Bodin, Jean°
BODIN, JEAN°
BODIN, JEAN ° (1529 or 1530–1596), French historian, economist, and jurist. Bodin took an interest in Judaism in his main works De Republica (1576) and Methodus ad facilem historiarum cognitionem (1566), but chiefly in a work which he had completed in 1593 but did not publish, Colloquium Heptaplomeres de rerum sublimium arcanis abditis (excerpts first printed in 1841; complete edition 1857). Thanks to the help of three "royal readers" of Hebrew at the College of France in Paris, Cinqarbres, Jean *Mercier, and Paradis, Bodin not only acquired some knowledge of Hebrew and Aramaic but also had translations made of many passages from Hebrew literature, which he used in his works. He referred to the Targum, talmudic authorities, kabbalistic literature, and many medieval writers. The Heptaplomeres contains six conversations between seven friends who represented as many religions or attitudes of belief.

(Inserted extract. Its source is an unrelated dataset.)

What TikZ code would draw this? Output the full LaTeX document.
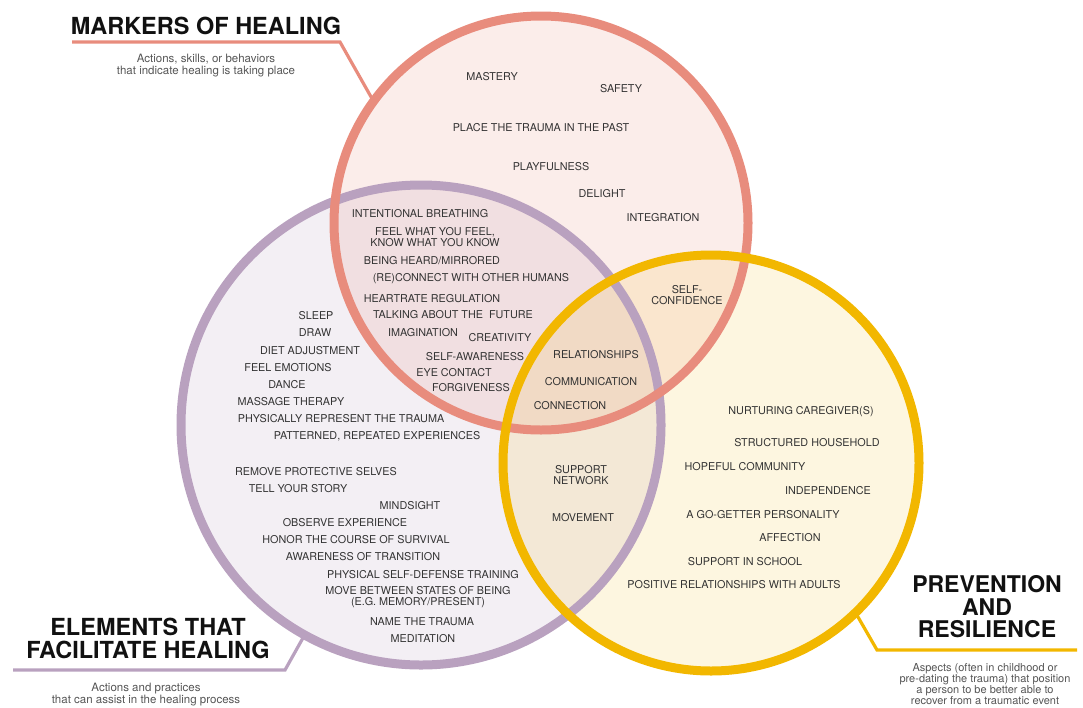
\documentclass[tikz,border=0pt]{standalone}
\usepackage{fontspec}
\setmainfont{TeX Gyre Heros}
\definecolor{pinkC}{HTML}{E88C7D}
\definecolor{purpleC}{HTML}{B9A1BF}
\definecolor{yellowC}{HTML}{F2B700}
\definecolor{txtC}{HTML}{333333}
\definecolor{subC}{HTML}{555555}
\definecolor{ttlC}{HTML}{111111}
\begin{document}
\begin{tikzpicture}[x=1pt,y=-1pt,
  lbl/.style={font=\fontsize{10.8}{11}\selectfont, text=txtC, align=center, inner sep=0pt},
  ttl/.style={font=\fontsize{23.5}{23}\selectfont\bfseries, text=ttlC, align=center, inner sep=0pt},
  sub/.style={font=\fontsize{11.5}{12}\selectfont, text=subC, align=center, inner sep=0pt},
  ringfill/.style={circle, inner sep=0pt, outer sep=0pt, draw=none, fill opacity=#1},
  ring/.style={circle, inner sep=0pt, outer sep=0pt, line width=9pt},
  callout/.style={line width=3.2pt}
]
\useasboundingbox (0,0) rectangle (1083,707);
% fills
\node[ringfill=0.17, fill=purpleC, minimum size=480pt] (purpleF) at (421,425) {};
\node[ringfill=0.16, fill=pinkC, minimum size=414pt] (pinkF) at (541,223) {};
\node[ringfill=0.12, fill=yellowC, minimum size=416pt] (yellowF) at (711,463) {};
% callout lines
\coordinate (pkA) at (72,42);
\coordinate (pkB) at (340,42);
\draw[callout, pinkC] (pkA) -- (pkB) -- (pinkF.144);
\coordinate (puA) at (13,670);
\coordinate (puB) at (285,670);
\draw[callout, purpleC] (puA) -- (puB) -- (purpleF.-119.5);
\coordinate (yeA) at (1077,650);
\coordinate (yeB) at (877,650);
\draw[callout, yellowC] (yeA) -- (yeB) -- (yellowF.-46.5);
% strokes
\node[ring, draw=purpleC, minimum size=480pt] (purple) at (purpleF) {};
\node[ring, draw=pinkC, minimum size=414pt] (pink) at (pinkF) {};
\node[ring, draw=yellowC, minimum size=416pt] (yellow) at (yellowF) {};
% titles
\node[ttl] (t1) at (206,26) {MARKERS OF HEALING};
\node[sub] (s1) at (206,66) {Actions, skills, or behaviors\\that indicate healing is taking place};
\node[ttl] (t2) at (148,638.5) {ELEMENTS THAT\\FACILITATE HEALING};
\node[sub] (s2) at (146,695) {Actions and practices\\that can assist in the healing process};
\node[ttl, font=\fontsize{23}{22.5}\selectfont\bfseries] (t3) at (987,607) {PREVENTION\\AND\\RESILIENCE};
\node[sub, font=\fontsize{11}{10.8}\selectfont] (s3) at (985,684) {Aspects (often in childhood or\\pre-dating the trauma) that position\\a person to be better able to\\recover from a traumatic event};
% pink only
\node[lbl] (m1) at (492,77) {MASTERY};
\node[lbl] (m2) at (621,89) {SAFETY};
\node[lbl] (m3) at (541,128) {PLACE THE TRAUMA IN THE PAST};
\node[lbl] (m4) at (551,167) {PLAYFULNESS};
\node[lbl] (m5) at (602,194) {DELIGHT};
\node[lbl] (m6) at (663,218) {INTEGRATION};
% pink & purple
\node[lbl] (pp1) at (420,214) {INTENTIONAL BREATHING};
\node[lbl] (pp2) at (435,237) {FEEL WHAT YOU FEEL,\\KNOW WHAT YOU KNOW};
\node[lbl] (pp3) at (432,261) {BEING HEARD/MIRRORED};
\node[lbl] (pp4) at (471,279) {(RE)CONNECT WITH OTHER HUMANS};
\node[lbl] (pp5) at (432,299) {HEARTRATE REGULATION};
\node[lbl] (pp6) at (453,315) {TALKING ABOUT THE\ \ FUTURE};
\node[lbl] (pp7) at (423,333) {IMAGINATION};
\node[lbl] (pp8) at (500,338) {CREATIVITY};
\node[lbl] (pp9) at (475,357) {SELF-AWARENESS};
\node[lbl] (pp10) at (454,373) {EYE CONTACT};
\node[lbl] (pp11) at (471,388) {FORGIVENESS};
% purple only
\node[lbl] (e1) at (316,316) {SLEEP};
\node[lbl] (e2) at (315,333) {DRAW};
\node[lbl] (e3) at (310,351) {DIET ADJUSTMENT};
\node[lbl] (e4) at (288,368) {FEEL EMOTIONS};
\node[lbl] (e5) at (287,385) {DANCE};
\node[lbl] (e6) at (291,402) {MASSAGE THERAPY};
\node[lbl] (e7) at (341,419) {PHYSICALLY REPRESENT THE TRAUMA};
\node[lbl] (e8) at (377,436) {PATTERNED, REPEATED EXPERIENCES};
\node[lbl] (e9) at (316,472) {REMOVE PROTECTIVE SELVES};
\node[lbl] (e10) at (298,489) {TELL YOUR STORY};
\node[lbl] (e11) at (410,506) {MINDSIGHT};
\node[lbl] (e12) at (345,523) {OBSERVE EXPERIENCE};
\node[lbl] (e13) at (356,540) {HONOR THE COURSE OF SURVIVAL};
\node[lbl] (e14) at (363,557) {AWARENESS OF TRANSITION};
\node[lbl] (e15) at (423,575) {PHYSICAL SELF-DEFENSE TRAINING};
\node[lbl] (e16) at (418,597.5) {MOVE BETWEEN STATES OF BEING\\(E.G. MEMORY/PRESENT)};
\node[lbl] (e17) at (422,622) {NAME THE TRAUMA};
\node[lbl] (e18) at (423,639) {MEDITATION};
% all three
\node[lbl] (a1) at (596,355) {RELATIONSHIPS};
\node[lbl] (a2) at (591,382) {COMMUNICATION};
\node[lbl] (a3) at (570,406) {CONNECTION};
% pink & yellow
\node[lbl] (py1) at (687,295) {SELF-\\CONFIDENCE};
% purple & yellow
\node[lbl] (uy1) at (581,475) {SUPPORT\\NETWORK};
\node[lbl] (uy2) at (583,518) {MOVEMENT};
% yellow only
\node[lbl] (y1) at (801,412) {NURTURING CAREGIVER(S)};
\node[lbl] (y2) at (807,443) {STRUCTURED HOUSEHOLD};
\node[lbl] (y3) at (745,467) {HOPEFUL COMMUNITY};
\node[lbl] (y4) at (828,491) {INDEPENDENCE};
\node[lbl] (y5) at (763,515) {A GO-GETTER PERSONALITY};
\node[lbl] (y6) at (790,538) {AFFECTION};
\node[lbl] (y7) at (745,562) {SUPPORT IN SCHOOL};
\node[lbl] (y8) at (734,585) {POSITIVE RELATIONSHIPS WITH ADULTS};
\end{tikzpicture}
\end{document}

Toralba, the representative of natural religion, and Solomon Barcassius, the representative of Judaism, are both to some degree the spokesmen of Bodin himself. To Bodin, the Jews were not only the most ancient people but also the most faithful chroniclers of the earliest history of humanity. Bodin inserted into his dialogues a series of Jewish objections to Christianity which he reinforced with his own dialectical skill. Through the interpellations of Solomon he attacked the dogma of the virgin birth. Everything profitable in the writings of the apostles was borrowed from Judaism. The Christians violated the precepts of the Decalogue, which was nevertheless the natural law par excellence. Critics accused Bodin of having lost the faith of a real Christian through his dealings with the Jews (although he does not appear to have had any), and called him a half-Jew or secret Jew. This was presumably the source of the baseless supposition that his mother was of Jewish origin.
bibliography:
Guttmann, in: mgwj, 49 (1905), 315ff., 459ff.; Berg, in: Revue juive de Lorraine, 13 (1937), 29ff.; G. Roellenbleck, Offenbarung… und juedische Ueberlieferung bei Jean Bodin (1964).